__RAW DATA__

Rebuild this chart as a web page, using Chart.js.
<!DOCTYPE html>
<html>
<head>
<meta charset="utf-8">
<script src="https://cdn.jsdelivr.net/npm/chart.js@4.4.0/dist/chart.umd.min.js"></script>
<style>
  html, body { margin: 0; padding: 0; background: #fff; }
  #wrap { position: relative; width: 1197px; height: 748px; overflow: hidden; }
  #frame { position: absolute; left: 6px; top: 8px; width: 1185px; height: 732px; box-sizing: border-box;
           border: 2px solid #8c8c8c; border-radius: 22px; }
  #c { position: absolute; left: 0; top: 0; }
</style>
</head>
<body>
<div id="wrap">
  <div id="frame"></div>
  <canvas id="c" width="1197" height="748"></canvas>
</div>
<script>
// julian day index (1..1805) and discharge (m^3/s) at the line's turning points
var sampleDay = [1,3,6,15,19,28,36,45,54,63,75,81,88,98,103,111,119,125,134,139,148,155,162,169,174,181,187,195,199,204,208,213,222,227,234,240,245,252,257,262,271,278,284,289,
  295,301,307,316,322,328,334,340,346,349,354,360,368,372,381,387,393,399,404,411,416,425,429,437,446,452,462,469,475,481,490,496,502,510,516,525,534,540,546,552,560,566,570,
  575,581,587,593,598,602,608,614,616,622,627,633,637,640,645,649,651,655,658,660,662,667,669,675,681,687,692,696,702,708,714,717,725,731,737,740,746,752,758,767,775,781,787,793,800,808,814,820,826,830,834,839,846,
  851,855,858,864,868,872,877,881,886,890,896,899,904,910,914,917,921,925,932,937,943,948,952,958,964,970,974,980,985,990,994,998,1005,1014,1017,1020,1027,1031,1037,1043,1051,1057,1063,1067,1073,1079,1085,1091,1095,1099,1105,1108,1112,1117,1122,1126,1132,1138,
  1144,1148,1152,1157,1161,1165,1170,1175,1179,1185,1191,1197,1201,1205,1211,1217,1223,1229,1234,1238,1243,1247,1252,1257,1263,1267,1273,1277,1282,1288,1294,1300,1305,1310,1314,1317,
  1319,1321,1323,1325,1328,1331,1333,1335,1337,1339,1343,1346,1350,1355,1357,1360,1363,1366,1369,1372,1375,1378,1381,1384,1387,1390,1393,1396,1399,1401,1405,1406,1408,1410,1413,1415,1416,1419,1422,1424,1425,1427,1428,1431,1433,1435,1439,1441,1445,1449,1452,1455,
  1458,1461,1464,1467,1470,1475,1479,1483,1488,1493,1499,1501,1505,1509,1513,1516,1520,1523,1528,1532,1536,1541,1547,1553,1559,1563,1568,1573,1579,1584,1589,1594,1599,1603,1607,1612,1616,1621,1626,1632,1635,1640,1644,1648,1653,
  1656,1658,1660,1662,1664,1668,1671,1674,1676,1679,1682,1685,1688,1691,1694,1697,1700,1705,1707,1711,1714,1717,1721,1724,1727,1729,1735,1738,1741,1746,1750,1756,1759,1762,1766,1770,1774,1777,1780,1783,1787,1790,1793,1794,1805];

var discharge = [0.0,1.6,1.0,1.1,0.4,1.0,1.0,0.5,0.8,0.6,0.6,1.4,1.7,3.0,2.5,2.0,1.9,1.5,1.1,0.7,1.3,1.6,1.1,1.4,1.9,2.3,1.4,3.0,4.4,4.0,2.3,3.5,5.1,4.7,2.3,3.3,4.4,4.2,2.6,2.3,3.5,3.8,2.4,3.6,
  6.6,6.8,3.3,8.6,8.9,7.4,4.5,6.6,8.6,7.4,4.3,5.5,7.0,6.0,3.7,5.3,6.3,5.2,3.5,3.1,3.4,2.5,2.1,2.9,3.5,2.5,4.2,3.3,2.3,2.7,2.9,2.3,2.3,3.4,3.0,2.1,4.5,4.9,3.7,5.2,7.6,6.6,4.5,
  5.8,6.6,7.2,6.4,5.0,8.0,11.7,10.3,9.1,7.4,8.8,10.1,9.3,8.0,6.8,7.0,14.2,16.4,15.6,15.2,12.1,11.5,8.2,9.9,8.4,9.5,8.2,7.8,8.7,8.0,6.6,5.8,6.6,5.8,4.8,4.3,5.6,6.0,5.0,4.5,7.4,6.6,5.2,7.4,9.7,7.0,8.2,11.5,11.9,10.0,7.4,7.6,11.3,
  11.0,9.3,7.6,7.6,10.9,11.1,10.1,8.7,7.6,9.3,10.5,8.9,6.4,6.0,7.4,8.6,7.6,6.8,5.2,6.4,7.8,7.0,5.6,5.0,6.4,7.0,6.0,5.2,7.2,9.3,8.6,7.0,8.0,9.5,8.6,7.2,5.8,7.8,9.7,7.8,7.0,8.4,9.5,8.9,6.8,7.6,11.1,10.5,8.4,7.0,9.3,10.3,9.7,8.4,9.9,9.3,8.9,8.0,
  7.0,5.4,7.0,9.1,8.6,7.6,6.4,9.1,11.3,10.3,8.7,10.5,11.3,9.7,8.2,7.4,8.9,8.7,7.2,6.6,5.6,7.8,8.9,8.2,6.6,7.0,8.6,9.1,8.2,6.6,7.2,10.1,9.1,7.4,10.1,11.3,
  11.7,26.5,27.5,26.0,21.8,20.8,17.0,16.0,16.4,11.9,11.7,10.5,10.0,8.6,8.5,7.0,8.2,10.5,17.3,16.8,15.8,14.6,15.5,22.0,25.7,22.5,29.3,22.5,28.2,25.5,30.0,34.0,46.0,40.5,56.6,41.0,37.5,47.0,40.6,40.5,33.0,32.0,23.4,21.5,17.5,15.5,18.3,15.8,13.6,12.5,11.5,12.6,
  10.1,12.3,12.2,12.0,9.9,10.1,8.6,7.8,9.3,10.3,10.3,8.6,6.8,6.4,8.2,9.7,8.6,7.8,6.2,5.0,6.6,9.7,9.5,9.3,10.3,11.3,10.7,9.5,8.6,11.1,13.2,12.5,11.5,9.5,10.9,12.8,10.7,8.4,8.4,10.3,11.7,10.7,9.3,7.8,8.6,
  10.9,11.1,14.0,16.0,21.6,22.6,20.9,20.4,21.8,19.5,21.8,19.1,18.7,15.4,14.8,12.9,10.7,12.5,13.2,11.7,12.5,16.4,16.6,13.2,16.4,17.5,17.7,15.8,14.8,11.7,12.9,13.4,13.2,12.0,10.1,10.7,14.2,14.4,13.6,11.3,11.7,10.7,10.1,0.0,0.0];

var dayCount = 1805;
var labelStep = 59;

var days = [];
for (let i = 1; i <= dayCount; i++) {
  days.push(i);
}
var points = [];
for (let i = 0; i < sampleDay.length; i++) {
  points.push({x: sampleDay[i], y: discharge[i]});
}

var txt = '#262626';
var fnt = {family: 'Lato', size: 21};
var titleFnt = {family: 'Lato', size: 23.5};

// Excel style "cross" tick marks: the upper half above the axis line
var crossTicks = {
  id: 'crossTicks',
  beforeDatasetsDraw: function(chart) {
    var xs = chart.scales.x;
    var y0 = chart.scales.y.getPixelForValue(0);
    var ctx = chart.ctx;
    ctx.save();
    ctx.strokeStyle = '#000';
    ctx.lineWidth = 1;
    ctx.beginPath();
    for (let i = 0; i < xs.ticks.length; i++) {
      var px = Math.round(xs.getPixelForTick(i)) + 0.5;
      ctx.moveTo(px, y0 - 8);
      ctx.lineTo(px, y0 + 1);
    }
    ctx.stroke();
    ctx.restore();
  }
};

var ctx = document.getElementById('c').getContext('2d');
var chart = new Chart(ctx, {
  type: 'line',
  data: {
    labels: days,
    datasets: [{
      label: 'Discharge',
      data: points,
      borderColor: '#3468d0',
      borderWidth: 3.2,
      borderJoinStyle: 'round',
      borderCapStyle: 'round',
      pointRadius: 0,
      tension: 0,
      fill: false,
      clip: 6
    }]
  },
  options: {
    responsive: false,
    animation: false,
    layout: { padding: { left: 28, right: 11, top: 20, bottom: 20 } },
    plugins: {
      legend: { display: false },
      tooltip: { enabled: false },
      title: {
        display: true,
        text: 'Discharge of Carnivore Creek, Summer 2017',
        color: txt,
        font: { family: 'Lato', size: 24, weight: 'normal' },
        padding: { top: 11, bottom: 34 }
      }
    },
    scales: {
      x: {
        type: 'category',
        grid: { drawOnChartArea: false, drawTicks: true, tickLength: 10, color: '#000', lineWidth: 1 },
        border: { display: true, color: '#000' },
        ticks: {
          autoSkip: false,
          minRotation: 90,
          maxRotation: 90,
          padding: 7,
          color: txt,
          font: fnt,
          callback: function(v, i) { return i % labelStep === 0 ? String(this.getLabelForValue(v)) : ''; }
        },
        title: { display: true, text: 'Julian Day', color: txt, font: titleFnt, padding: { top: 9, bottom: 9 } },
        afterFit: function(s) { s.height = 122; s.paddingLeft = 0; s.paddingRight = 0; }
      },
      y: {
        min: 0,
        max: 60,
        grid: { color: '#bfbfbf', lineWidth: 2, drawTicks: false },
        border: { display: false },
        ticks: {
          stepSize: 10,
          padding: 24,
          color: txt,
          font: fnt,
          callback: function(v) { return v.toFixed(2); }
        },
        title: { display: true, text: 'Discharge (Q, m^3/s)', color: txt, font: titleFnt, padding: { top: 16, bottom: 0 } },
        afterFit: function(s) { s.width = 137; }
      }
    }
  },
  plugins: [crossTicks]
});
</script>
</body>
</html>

__AIM__
For the listing above, give the number of lines in which the string "this" occurs, and nothing else.

__FULL ANSWER__
2